Schema-free: RDBMS rely on data schema definitions
(tables with typed columns) and have great difficulties to
handle unstructured documents. In particular, a relational
system offers no way to query data other than by column value,
and makes it very difficult to query data across tables.
Again, most RDBMS now have non-relational extensions like XML query
capabilities or full text search.
In contrast, the newcomers appear to be very document-centric
,
where every document can have its own set of attributes.
One could argue that a data schema is part of the data integrity validation
that a database system should perform. On the other hand,
most people seem happy with doing that in the application instead,
and in any case, it seems like it should be an optional feature.
One could also argue that a fixed schema makes for more efficient
storage and access paths. In this case, the schema is seen
more as a necessary evil, and one would be happy to give up on it
if any performance problems can be avoided some other way.
Impedance mismatch: A big complication when using an RDBMS for storing application data is that everything has to be broken down and mapped to tables and columns using only the rather primitive (scalar) data types of the RDBMS. This gets complex very quickly, both conceptually and also in regards to how the resulting data will be stored, retrieved and queried. Multi-table joins are not easy to understand, and also not especially fast to execute.

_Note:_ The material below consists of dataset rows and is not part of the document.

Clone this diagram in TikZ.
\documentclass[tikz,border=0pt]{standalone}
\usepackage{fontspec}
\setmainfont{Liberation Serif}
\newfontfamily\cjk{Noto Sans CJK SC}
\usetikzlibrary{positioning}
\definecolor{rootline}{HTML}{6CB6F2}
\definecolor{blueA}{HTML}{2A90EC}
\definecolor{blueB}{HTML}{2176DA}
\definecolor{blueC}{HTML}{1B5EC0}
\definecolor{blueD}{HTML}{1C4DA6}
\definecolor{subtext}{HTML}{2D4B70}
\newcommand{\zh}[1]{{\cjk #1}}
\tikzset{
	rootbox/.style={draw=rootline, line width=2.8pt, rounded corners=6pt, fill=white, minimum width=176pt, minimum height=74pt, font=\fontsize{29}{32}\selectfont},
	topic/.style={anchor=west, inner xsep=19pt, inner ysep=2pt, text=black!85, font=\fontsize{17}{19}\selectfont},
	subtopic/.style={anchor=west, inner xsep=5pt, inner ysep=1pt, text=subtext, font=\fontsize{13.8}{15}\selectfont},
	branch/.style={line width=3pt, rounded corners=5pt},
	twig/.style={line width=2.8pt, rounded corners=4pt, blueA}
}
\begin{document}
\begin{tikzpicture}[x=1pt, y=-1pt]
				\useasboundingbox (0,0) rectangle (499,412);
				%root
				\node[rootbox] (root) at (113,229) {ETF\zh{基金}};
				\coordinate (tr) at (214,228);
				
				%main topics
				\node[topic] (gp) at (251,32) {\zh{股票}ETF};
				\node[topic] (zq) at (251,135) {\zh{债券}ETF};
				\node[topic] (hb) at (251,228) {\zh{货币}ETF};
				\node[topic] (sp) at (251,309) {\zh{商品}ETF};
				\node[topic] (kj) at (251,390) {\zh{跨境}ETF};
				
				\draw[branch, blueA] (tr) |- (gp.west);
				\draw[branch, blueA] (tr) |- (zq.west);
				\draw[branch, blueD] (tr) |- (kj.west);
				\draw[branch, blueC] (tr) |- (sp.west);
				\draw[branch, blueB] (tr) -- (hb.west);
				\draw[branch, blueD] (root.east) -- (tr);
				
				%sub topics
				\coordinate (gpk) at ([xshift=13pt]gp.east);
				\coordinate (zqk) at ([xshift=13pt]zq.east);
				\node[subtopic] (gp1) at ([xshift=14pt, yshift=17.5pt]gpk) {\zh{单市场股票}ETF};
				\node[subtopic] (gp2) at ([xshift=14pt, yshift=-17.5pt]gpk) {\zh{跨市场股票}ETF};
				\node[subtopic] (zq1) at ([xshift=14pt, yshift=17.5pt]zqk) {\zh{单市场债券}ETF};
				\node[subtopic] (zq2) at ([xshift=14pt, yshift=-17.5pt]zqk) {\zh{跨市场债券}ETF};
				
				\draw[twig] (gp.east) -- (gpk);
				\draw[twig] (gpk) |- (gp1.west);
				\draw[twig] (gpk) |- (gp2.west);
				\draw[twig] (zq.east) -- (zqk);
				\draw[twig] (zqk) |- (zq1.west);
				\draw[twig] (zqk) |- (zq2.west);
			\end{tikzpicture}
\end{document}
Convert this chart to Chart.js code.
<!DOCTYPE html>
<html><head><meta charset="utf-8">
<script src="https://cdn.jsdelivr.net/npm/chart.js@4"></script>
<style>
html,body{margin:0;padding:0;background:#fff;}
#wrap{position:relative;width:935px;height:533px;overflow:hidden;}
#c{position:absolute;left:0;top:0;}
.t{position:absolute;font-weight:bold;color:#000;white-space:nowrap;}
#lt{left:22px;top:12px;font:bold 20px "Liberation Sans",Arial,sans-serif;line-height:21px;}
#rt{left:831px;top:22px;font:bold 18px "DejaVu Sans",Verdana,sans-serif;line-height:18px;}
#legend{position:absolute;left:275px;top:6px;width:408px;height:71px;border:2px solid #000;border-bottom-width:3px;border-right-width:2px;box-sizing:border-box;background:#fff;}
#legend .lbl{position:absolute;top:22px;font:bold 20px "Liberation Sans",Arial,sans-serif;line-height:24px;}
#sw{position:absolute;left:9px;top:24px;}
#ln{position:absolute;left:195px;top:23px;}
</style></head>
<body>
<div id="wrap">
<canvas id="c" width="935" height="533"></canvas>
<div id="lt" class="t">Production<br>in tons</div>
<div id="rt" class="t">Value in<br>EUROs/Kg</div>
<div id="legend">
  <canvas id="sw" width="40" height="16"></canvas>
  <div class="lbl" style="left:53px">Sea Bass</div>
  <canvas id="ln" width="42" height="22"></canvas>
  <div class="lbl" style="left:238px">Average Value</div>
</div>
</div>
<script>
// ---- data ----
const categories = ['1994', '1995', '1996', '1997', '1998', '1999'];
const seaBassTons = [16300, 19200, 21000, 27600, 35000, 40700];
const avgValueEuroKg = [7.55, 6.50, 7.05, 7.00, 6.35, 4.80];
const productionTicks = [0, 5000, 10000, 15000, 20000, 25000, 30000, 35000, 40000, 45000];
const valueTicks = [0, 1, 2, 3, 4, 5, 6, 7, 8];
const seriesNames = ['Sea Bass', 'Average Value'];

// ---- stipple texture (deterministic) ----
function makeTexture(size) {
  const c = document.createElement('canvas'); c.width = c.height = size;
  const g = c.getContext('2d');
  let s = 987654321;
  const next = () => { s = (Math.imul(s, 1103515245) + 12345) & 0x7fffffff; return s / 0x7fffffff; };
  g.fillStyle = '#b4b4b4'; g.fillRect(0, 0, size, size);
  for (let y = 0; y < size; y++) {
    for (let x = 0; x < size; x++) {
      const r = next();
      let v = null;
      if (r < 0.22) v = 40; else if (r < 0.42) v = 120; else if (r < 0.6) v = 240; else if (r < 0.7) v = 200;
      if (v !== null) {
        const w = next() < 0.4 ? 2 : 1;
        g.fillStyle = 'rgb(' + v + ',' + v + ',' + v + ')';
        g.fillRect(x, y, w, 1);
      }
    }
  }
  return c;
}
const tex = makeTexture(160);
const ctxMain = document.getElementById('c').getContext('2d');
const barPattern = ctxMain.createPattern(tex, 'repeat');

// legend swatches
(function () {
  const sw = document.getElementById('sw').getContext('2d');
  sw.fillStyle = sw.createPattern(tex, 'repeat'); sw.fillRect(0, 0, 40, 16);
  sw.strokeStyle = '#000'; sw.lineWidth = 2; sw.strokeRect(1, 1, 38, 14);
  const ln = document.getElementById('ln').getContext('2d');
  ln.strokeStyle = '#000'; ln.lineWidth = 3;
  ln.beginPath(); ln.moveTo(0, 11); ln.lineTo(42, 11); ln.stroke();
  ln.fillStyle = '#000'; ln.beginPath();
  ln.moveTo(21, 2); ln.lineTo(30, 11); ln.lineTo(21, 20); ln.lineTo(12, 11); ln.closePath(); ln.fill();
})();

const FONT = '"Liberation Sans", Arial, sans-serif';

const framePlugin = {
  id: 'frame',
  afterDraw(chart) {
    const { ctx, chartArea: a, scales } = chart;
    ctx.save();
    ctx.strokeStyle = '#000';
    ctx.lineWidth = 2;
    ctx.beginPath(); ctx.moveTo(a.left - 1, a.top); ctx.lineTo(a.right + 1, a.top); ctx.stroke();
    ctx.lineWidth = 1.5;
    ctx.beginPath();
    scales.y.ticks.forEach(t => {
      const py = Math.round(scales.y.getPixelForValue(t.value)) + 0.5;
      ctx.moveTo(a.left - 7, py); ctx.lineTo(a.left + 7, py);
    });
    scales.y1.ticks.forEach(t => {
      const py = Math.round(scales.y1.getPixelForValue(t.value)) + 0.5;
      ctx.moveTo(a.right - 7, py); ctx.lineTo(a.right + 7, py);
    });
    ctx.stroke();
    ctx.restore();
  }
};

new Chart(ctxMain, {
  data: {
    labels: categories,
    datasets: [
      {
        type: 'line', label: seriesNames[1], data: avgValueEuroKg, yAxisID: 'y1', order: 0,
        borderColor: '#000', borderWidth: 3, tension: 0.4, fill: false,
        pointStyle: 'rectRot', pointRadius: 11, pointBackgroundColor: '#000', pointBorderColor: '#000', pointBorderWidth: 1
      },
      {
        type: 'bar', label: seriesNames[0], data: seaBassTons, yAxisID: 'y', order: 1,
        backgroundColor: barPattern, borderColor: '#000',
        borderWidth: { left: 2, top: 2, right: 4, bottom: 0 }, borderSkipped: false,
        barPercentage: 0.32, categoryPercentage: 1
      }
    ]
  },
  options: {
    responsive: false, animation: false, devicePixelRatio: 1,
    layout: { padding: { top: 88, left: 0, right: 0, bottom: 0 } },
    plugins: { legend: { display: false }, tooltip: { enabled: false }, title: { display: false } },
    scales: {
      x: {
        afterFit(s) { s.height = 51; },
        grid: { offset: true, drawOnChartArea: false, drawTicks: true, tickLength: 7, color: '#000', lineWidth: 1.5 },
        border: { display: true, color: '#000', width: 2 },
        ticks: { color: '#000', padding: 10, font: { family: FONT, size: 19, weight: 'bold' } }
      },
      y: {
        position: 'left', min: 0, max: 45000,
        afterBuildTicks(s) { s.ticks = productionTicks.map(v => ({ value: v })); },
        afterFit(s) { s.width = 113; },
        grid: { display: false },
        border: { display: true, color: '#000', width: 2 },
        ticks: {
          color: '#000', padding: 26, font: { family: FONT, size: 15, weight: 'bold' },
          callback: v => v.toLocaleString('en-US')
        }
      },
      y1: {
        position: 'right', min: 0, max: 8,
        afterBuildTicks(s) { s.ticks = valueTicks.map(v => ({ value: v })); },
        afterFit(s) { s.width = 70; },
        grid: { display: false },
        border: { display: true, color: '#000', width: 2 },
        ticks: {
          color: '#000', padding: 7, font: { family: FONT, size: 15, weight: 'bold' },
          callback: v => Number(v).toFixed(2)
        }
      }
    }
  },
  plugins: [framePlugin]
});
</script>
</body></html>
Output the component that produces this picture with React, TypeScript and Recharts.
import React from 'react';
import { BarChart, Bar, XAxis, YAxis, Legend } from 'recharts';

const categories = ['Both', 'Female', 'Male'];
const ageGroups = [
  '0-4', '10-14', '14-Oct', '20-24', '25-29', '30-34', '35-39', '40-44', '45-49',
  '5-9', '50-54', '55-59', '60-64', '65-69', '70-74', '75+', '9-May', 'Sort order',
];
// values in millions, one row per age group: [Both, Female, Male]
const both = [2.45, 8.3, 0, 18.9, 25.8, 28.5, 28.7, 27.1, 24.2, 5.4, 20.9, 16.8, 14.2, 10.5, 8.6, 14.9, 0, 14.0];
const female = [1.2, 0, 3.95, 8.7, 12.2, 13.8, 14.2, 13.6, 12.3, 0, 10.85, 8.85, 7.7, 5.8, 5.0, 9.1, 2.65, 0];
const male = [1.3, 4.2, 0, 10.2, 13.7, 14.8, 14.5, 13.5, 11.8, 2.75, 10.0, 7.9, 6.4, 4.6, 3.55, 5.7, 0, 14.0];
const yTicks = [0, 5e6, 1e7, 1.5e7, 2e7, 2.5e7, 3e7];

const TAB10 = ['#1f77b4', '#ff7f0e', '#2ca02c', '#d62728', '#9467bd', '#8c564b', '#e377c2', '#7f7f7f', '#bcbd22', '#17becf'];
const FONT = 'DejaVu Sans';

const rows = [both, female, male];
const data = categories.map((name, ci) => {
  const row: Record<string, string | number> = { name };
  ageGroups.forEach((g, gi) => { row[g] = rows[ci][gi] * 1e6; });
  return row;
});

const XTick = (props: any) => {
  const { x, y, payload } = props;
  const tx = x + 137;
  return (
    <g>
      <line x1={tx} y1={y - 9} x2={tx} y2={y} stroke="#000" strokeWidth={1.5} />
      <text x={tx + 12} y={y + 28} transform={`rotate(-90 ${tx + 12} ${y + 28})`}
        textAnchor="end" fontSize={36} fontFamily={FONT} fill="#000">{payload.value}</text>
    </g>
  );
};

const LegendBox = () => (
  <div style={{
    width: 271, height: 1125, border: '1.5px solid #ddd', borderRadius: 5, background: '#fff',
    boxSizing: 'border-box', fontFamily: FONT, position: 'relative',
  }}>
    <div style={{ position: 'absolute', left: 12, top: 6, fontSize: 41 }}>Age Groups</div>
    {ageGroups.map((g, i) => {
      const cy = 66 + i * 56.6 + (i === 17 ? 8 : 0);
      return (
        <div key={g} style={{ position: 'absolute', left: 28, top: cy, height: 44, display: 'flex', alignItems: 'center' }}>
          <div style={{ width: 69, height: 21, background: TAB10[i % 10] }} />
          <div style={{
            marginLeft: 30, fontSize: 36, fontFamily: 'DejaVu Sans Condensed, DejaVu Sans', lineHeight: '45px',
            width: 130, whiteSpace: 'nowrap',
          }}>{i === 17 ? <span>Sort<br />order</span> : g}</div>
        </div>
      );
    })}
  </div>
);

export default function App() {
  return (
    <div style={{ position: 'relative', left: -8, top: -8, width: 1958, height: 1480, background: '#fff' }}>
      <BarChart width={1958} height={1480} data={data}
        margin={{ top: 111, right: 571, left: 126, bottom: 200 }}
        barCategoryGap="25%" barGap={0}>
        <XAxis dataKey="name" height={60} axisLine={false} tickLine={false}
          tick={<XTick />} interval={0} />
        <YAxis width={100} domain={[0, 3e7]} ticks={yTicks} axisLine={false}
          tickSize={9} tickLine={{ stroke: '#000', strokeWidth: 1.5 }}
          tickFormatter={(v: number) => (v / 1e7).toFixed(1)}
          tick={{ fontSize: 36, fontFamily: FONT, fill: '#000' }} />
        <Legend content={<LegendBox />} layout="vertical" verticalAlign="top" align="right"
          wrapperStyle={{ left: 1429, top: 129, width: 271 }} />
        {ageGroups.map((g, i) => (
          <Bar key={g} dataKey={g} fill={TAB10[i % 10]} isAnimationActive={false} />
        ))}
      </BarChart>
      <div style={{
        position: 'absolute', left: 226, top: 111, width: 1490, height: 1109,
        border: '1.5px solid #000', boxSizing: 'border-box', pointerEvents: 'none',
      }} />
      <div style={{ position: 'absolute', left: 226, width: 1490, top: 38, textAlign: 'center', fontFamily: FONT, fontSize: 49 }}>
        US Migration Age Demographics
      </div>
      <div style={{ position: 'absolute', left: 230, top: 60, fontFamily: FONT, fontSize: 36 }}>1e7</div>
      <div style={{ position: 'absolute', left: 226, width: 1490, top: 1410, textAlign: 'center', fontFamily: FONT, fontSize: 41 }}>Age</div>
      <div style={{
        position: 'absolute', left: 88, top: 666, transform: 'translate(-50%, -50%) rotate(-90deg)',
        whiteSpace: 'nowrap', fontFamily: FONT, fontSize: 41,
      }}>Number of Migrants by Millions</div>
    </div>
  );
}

Transactions: Probably the main selling point for an RDBMS is that they pass the famous ACID test: Atomicity (all or nothing: no incomplete updates), Consistency (the state of the database does not get corrupted at any time, even in the presence of crashes), Isolation (no one can see the results of a transaction before it is committed), Durability (no committed update can be lost). These properties are essential for many applications, but they come at a cost. In particular, they make it difficult to efficiently replicate or distribute the system. The newer non-relational databases tend to relax these constraints considerably, which makes them unusable when you really need a transactional database. But if you don't ...
Performance: One would assume that RDBMS with all their compacted and normalised storage schemes and their indices are the fastest way to go. And I guess that they do offer the fastest possible way to sort fifty million records, but how often do you really need to do that? Especially if sorting these fifty million records in the fastest possible fashion is still too slow for an interactive application, you start looking at alternative approaches such as an intelligent hierarchy of pre-computed aggregated data. In the RDBMS world this is called data warehousing. Once you get used to the idea that ad-hoc queries are impossible anyway, and that anticipated queries can be satisfied using clever indexing (that may not even need to be completely up-to-date), the performance benefits of operations that you can avoid become less important.
So, in summary, I think that these new databases are obviously not able to replace an RDBMS in its traditional field of operation (record processing where consistent read and writes, transaction isolation, and atomic updates are critical), but they may very well take a sizable chunk of the huge market where RDBMS are currently being used solely because there have been no other choices. There may be no need for an RDBMS in the usual web application stack after all.